А с другой стороны, Миронов не идеализирует Россию «при старом режиме» и не пытается сформировать миф, будто тогда все было хорошо. Наоборот, он тщательно анализирует ситуацию, показывает как важные проблемы, так и серьезные достижения модернизации.

На мой взгляд, такой подход весьма оптимистичен в отношении нашего будущего. Ведь если мы полагаем, будто модернизация, начатая Великими реформами Александра II, полностью провалилась, рухнув в такой кризис, из которого можно было выйти только в социалистическую революцию, то нам трудно себе представить, что из застойного путинского режима удастся выйти во что-то конструктивное.

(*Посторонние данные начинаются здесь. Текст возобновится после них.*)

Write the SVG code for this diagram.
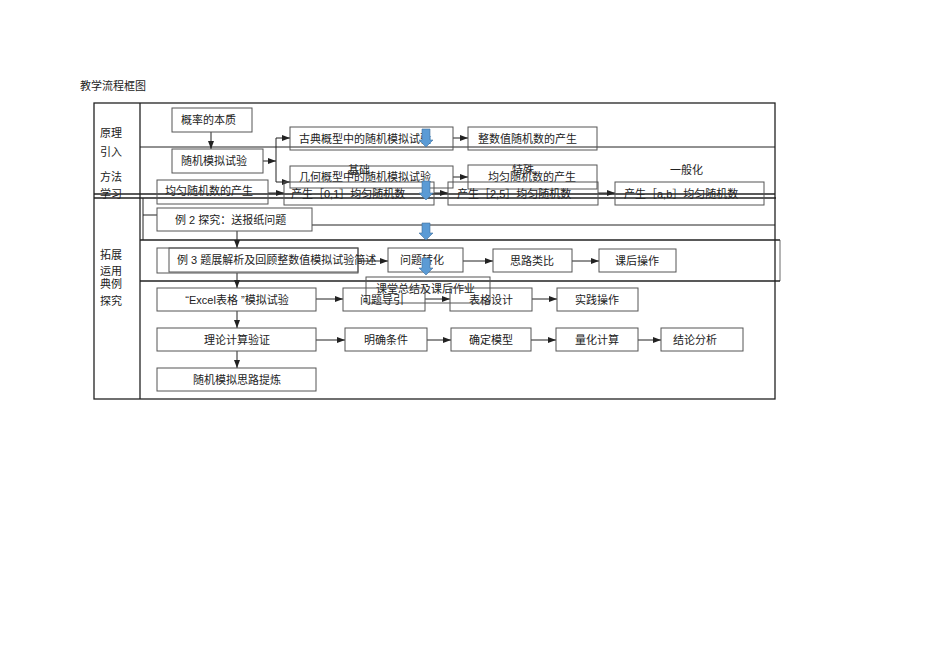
<svg xmlns="http://www.w3.org/2000/svg" width="950" height="672" viewBox="0 0 950 672">
<defs>
<style>
text{font-family:"Liberation Sans","Noto Sans CJK SC",sans-serif;font-size:11px;fill:#222}
.c{text-anchor:middle}
.b{fill:none;stroke:#555;stroke-width:1}
.f{fill:none;stroke:#222;stroke-width:1.3}
.fl{fill:none;stroke:#444;stroke-width:0.8}
.a{fill:none;stroke:#222;stroke-width:1;marker-end:url(#ah)}
.l{fill:none;stroke:#222;stroke-width:1}
.blue{fill:#5b9bd5;stroke:#41719c;stroke-width:0.6}
</style>
<marker id="ah" viewBox="0 0 8 6" refX="8" refY="3" markerWidth="8" markerHeight="6" markerUnits="userSpaceOnUse" orient="auto">
<path d="M0,0 L8,3 L0,6 Z" fill="#222"/>
</marker>
</defs>
<rect width="950" height="672" fill="#fff"/>
<text x="80" y="90">教学流程框图</text>

<g id="frame">
<rect class="f" x="94" y="103" width="681" height="296"/>
<line class="f" x1="140" y1="103" x2="140" y2="399"/>
<line class="l" x1="140" y1="147" x2="775" y2="147"/>
<line class="f" x1="94" y1="194" x2="775" y2="194"/>
<line class="f" x1="94" y1="198" x2="776" y2="198"/>
<line class="l" x1="143" y1="198" x2="143" y2="240"/>
<line class="l" x1="143" y1="215" x2="157" y2="215"/>
<line class="l" x1="312" y1="225" x2="775" y2="225"/>
<line class="f" x1="140" y1="240" x2="780" y2="240"/>
<line class="fl" x1="780" y1="240" x2="780" y2="281"/>
<line class="f" x1="140" y1="281" x2="780" y2="281"/>
<text x="100" y="137">原理</text>
<text x="100" y="156">引入</text>
<text x="100" y="181">方法</text>
<text x="100" y="198">学习</text>
<text x="100" y="259">拓展</text>
<text x="100" y="275">运用</text>
<text x="100" y="288">典例</text>
<text x="100" y="305">探究</text>
<text x="348" y="174">基础</text>
<text x="512" y="174">特殊</text>
<text x="670" y="174">一般化</text>
</g>

<g id="connectors">
<line class="a" x1="211" y1="132" x2="211" y2="149"/>
<line class="a" x1="263" y1="161" x2="276" y2="161"/>
<line class="l" x1="276" y1="138" x2="276" y2="182"/>
<line class="a" x1="276" y1="138" x2="290" y2="138"/>
<line class="a" x1="276" y1="182" x2="290" y2="182"/>
<line class="a" x1="453" y1="138" x2="468" y2="138"/>
<line class="a" x1="453" y1="177" x2="468" y2="177"/>
<line class="a" x1="268" y1="193" x2="284" y2="193"/>
<line class="a" x1="434" y1="193" x2="448" y2="193"/>
<line class="a" x1="598" y1="193" x2="615" y2="193"/>
<line class="a" x1="237" y1="231" x2="237" y2="248"/>
<line class="a" x1="237" y1="273" x2="237" y2="288"/>
<line class="a" x1="358" y1="261" x2="388" y2="261"/>
<line class="a" x1="463" y1="261" x2="493" y2="261"/>
<line class="a" x1="572" y1="261" x2="599" y2="261"/>
<line class="a" x1="316" y1="299" x2="343" y2="299"/>
<line class="a" x1="425" y1="299" x2="450" y2="299"/>
<line class="a" x1="532" y1="299" x2="557" y2="299"/>
<line class="a" x1="237" y1="311" x2="237" y2="328"/>
<line class="a" x1="237" y1="351" x2="237" y2="368"/>
<line class="a" x1="316" y1="340" x2="345" y2="340"/>
<line class="a" x1="427" y1="340" x2="451" y2="340"/>
<line class="a" x1="531" y1="340" x2="556" y2="340"/>
<line class="a" x1="638" y1="340" x2="661" y2="340"/>
</g>

<g id="n1"><rect class="b" x="172" y="108" width="80" height="24"/><text x="181" y="124">概率的本质</text></g>
<g id="n2"><rect class="b" x="172" y="149" width="91" height="24"/><text x="181" y="165">随机模拟试验</text></g>
<g id="n3"><rect class="b" x="290" y="127" width="163" height="23"/><text x="299" y="143">古典概型中的随机模拟试验</text></g>
<g id="n4"><rect class="b" x="468" y="127" width="129" height="23"/><text x="478" y="143">整数值随机数的产生</text></g>
<g id="n5"><rect class="b" x="290" y="166" width="163" height="22"/><text x="299" y="181">几何概型中的随机模拟试验</text></g>
<g id="n6"><rect class="b" x="468" y="165" width="129" height="24"/><text class="c" x="532" y="181">均匀随机数的产生</text></g>
<g id="n7"><rect class="b" x="157" y="180" width="111" height="24"/><text x="165" y="195">均匀随机数的产生</text></g>
<g id="n8"><rect class="b" x="284" y="182" width="150" height="23"/><text x="291" y="198">产生［0,1］均匀随机数</text></g>
<g id="n9"><rect class="b" x="448" y="182" width="150" height="23"/><text x="457" y="198">产生［2,5］均匀随机数</text></g>
<g id="n10"><rect class="b" x="615" y="182" width="149" height="23"/><text x="624" y="198">产生［a,b］均匀随机数</text></g>
<g id="n11"><rect class="b" x="157" y="208" width="155" height="23"/><text x="175" y="224">例 2 探究：送报纸问题</text></g>
<g id="n12"><rect class="b" x="157" y="248" width="201" height="25"/><rect class="b" x="169" y="248" width="189" height="24"/><text x="177" y="264">例 3 题展解析及回顾整数值模拟试验简述</text></g>
<g id="n13"><rect class="b" x="388" y="248" width="75" height="24"/><text x="400" y="264">问题转化</text></g>
<g id="n14"><rect class="b" x="493" y="249" width="79" height="23"/><text class="c" x="532" y="265">思路类比</text></g>
<g id="n15"><rect class="b" x="599" y="249" width="77" height="23"/><text class="c" x="637" y="265">课后操作</text></g>
<g id="n16"><rect class="b" x="366" y="277" width="124" height="26"/><text x="376" y="293">课堂总结及课后作业</text></g>
<g id="n17"><rect class="b" x="157" y="288" width="159" height="23"/><text class="c" x="237" y="304">“Excel表格 ”模拟试验</text></g>
<g id="n18"><rect class="b" x="343" y="288" width="82" height="23"/><text x="360" y="304">问题导引</text></g>
<g id="n19"><rect class="b" x="450" y="288" width="82" height="23"/><text class="c" x="491" y="304">表格设计</text></g>
<g id="n20"><rect class="b" x="557" y="288" width="81" height="23"/><text class="c" x="597" y="304">实践操作</text></g>
<g id="n21"><rect class="b" x="157" y="328" width="159" height="23"/><text class="c" x="237" y="344">理论计算验证</text></g>
<g id="n22"><rect class="b" x="345" y="328" width="82" height="23"/><text class="c" x="386" y="344">明确条件</text></g>
<g id="n23"><rect class="b" x="451" y="328" width="80" height="23"/><text class="c" x="491" y="344">确定模型</text></g>
<g id="n24"><rect class="b" x="556" y="328" width="82" height="23"/><text class="c" x="597" y="344">量化计算</text></g>
<g id="n25"><rect class="b" x="661" y="328" width="82" height="23"/><text x="673" y="344">结论分析</text></g>
<g id="n26"><rect class="b" x="157" y="368" width="159" height="23"/><text class="c" x="237" y="384">随机模拟思路提炼</text></g>

<g id="blue-arrows">
<polygon class="blue" points="422,129 430,129 430,140 433,140 426,147 419,140 422,140"/>
<polygon class="blue" points="422,181 430,181 430,193 433,193 426,200 419,193 422,193"/>
<polygon class="blue" points="422,223 430,223 430,233 433,233 426,240 419,233 422,233"/>
<polygon class="blue" points="422,258 430,258 430,268 433,268 426,275 419,268 422,268"/>
</g>
</svg>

Но если мы исходим из того, что модернизация не только развивает страну, но и порождает сложные противоречия, если мы понимаем, что даже наиболее успешные страны мира не могли в свое время подобных противоречий избежать, то старые срывы перестают казаться доказательством неизбежности всё новых проблем.

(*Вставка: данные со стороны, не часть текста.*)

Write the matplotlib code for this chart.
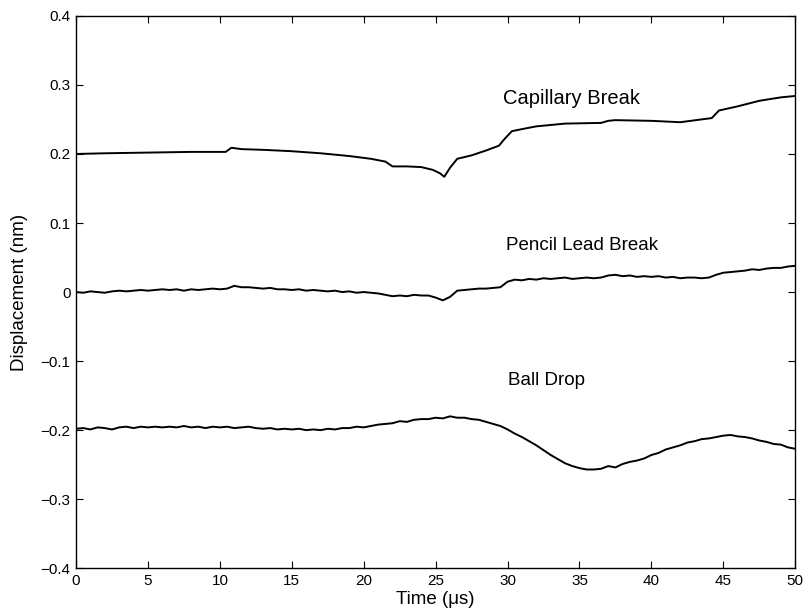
import numpy as np
import matplotlib.pyplot as plt

plt.rcParams['font.family'] = ['Liberation Sans', 'DejaVu Sans']

# capillary break (smooth, read at feature points)
t_cap = [0, 2, 5, 8, 10.4, 10.8, 11.5, 13, 15, 17, 19, 20.5, 21.5, 22.0, 23, 24,
         24.8, 25.3, 25.6, 26.0, 26.5, 27.5, 28.5, 29.4, 29.8, 30.3, 31, 32, 34,
         36.5, 37.0, 37.5, 40, 42, 44.2, 44.7, 46, 47.5, 49, 50]
v_cap = [0.200, 0.201, 0.202, 0.203, 0.203, 0.209, 0.207, 0.206, 0.204, 0.201,
         0.197, 0.193, 0.189, 0.182, 0.182, 0.181, 0.177, 0.172, 0.167, 0.180,
         0.193, 0.198, 0.205, 0.212, 0.222, 0.233, 0.236, 0.240, 0.244, 0.245,
         0.248, 0.249, 0.248, 0.246, 0.252, 0.263, 0.269, 0.277, 0.282, 0.284]

# pencil lead break and ball drop, read every 0.5 us
t_grid = np.arange(0, 50.5, 0.5)
v_pencil = [0.000, -0.001, 0.001, 0.000, -0.001, 0.001, 0.002, 0.001, 0.002, 0.003,
            0.002, 0.003, 0.004, 0.003, 0.004, 0.002, 0.004, 0.003, 0.004, 0.005,
            0.004, 0.005, 0.009, 0.007, 0.007, 0.006, 0.005, 0.006, 0.004, 0.004,
            0.003, 0.004, 0.002, 0.003, 0.002, 0.001, 0.002, 0.000, 0.001, -0.001,
            0.000, -0.001, -0.002, -0.004, -0.006, -0.005, -0.006, -0.004, -0.005, -0.005,
            -0.008, -0.012, -0.007, 0.002, 0.003, 0.004, 0.005, 0.005, 0.006, 0.007,
            0.015, 0.018, 0.017, 0.019, 0.018, 0.020, 0.019, 0.020, 0.021, 0.019,
            0.020, 0.021, 0.020, 0.021, 0.024, 0.025, 0.023, 0.024, 0.022, 0.023,
            0.022, 0.023, 0.021, 0.022, 0.020, 0.021, 0.021, 0.020, 0.021, 0.025,
            0.028, 0.029, 0.030, 0.031, 0.033, 0.032, 0.034, 0.035, 0.035, 0.037,
            0.038]
v_ball = [-0.198, -0.197, -0.199, -0.196, -0.197, -0.199, -0.196, -0.195, -0.197, -0.195,
          -0.196, -0.195, -0.196, -0.195, -0.196, -0.194, -0.196, -0.195, -0.197, -0.195,
          -0.196, -0.195, -0.197, -0.196, -0.195, -0.197, -0.198, -0.197, -0.199, -0.198,
          -0.199, -0.198, -0.200, -0.199, -0.200, -0.198, -0.199, -0.197, -0.197, -0.195,
          -0.196, -0.194, -0.192, -0.191, -0.190, -0.187, -0.188, -0.185, -0.184, -0.184,
          -0.182, -0.183, -0.180, -0.182, -0.182, -0.184, -0.185, -0.188, -0.191, -0.194,
          -0.199, -0.205, -0.210, -0.216, -0.222, -0.229, -0.236, -0.242, -0.248, -0.252,
          -0.255, -0.257, -0.257, -0.256, -0.252, -0.254, -0.249, -0.246, -0.244, -0.241,
          -0.236, -0.233, -0.228, -0.225, -0.222, -0.218, -0.216, -0.213, -0.212, -0.210,
          -0.208, -0.207, -0.209, -0.210, -0.212, -0.215, -0.217, -0.220, -0.221, -0.225,
          -0.227]

x_ticks = [0, 5, 10, 15, 20, 25, 30, 35, 40, 45, 50]
y_ticks = [-0.4, -0.3, -0.2, -0.1, 0, 0.1, 0.2, 0.3, 0.4]
y_labels = ['\u22120.4', '\u22120.3', '\u22120.2', '\u22120.1', '0', '0.1', '0.2', '0.3', '0.4']

fig = plt.figure(figsize=(8.09, 6.11), dpi=100)
ax = fig.add_axes([0.094, 0.070, 0.889, 0.904])

ax.plot(t_cap, v_cap, c='k', lw=1.4)
ax.plot(t_grid, v_pencil, c='k', lw=1.4)
ax.plot(t_grid, v_ball, c='k', lw=1.4)

ax.text(29.7, 0.281, 'Capillary Break', fontsize=14.5, va='center')
ax.text(29.9, 0.068, 'Pencil Lead Break', fontsize=13.5, va='center')
ax.text(30.0, -0.128, 'Ball Drop', fontsize=13.5, va='center')

ax.set_xlim(0, 50)
ax.set_ylim(-0.4, 0.4)
ax.set_xticks(x_ticks)
ax.set_yticks(y_ticks)
ax.set_yticklabels(y_labels)
ax.tick_params(direction='in', top=True, right=True, length=5, labelsize=11, pad=4)
for s in ax.spines.values():
    s.set_linewidth(1.0)

ax.set_xlabel('Time (\u03bcs)', fontsize=13.5, labelpad=2)
ax.set_ylabel('Displacement (nm)', fontsize=13.5, labelpad=9)

fig.savefig('out.png', dpi=100)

Грубо говоря, если у молодого человека был какой-то срыв в переходном возрасте, то это всего лишь значит, что он нормально развивается, а трудности подобного рода испытывают многие его ровесники. Не следует на основании одного срыва делать вывод, что этот человек будто бы обречен всю жизнь оставаться неудачником.

Книги Миронова трудно пересказывать даже кратко, поскольку наряду с ключевыми выводами в них содержится такое море конкретной информации, что содержательный пересказ по объему быстро приблизится к самой книге. В частности, читателю «Российской модернизации и революции» я бы посоветовал обязательно проштудировать пятую главу, в которой рассказывается о своеобразной ментальности крестьянства и о его способности мыслить. А также о том, почему простой человек рубежа XIX–XX веков был слаб в абстрактном мышлении, но весьма силен в практических действиях – то есть именно в том, что ему реально требовалось для жизни в условиях модернизирующегося общества.

Эта информация столетней давности, как ни странно, очень многое позволяет понять в развитии путинской России, где активно идет бытовая модернизация, но люди при этом плохо понимают необходимость демократизации и деструктивность автократии.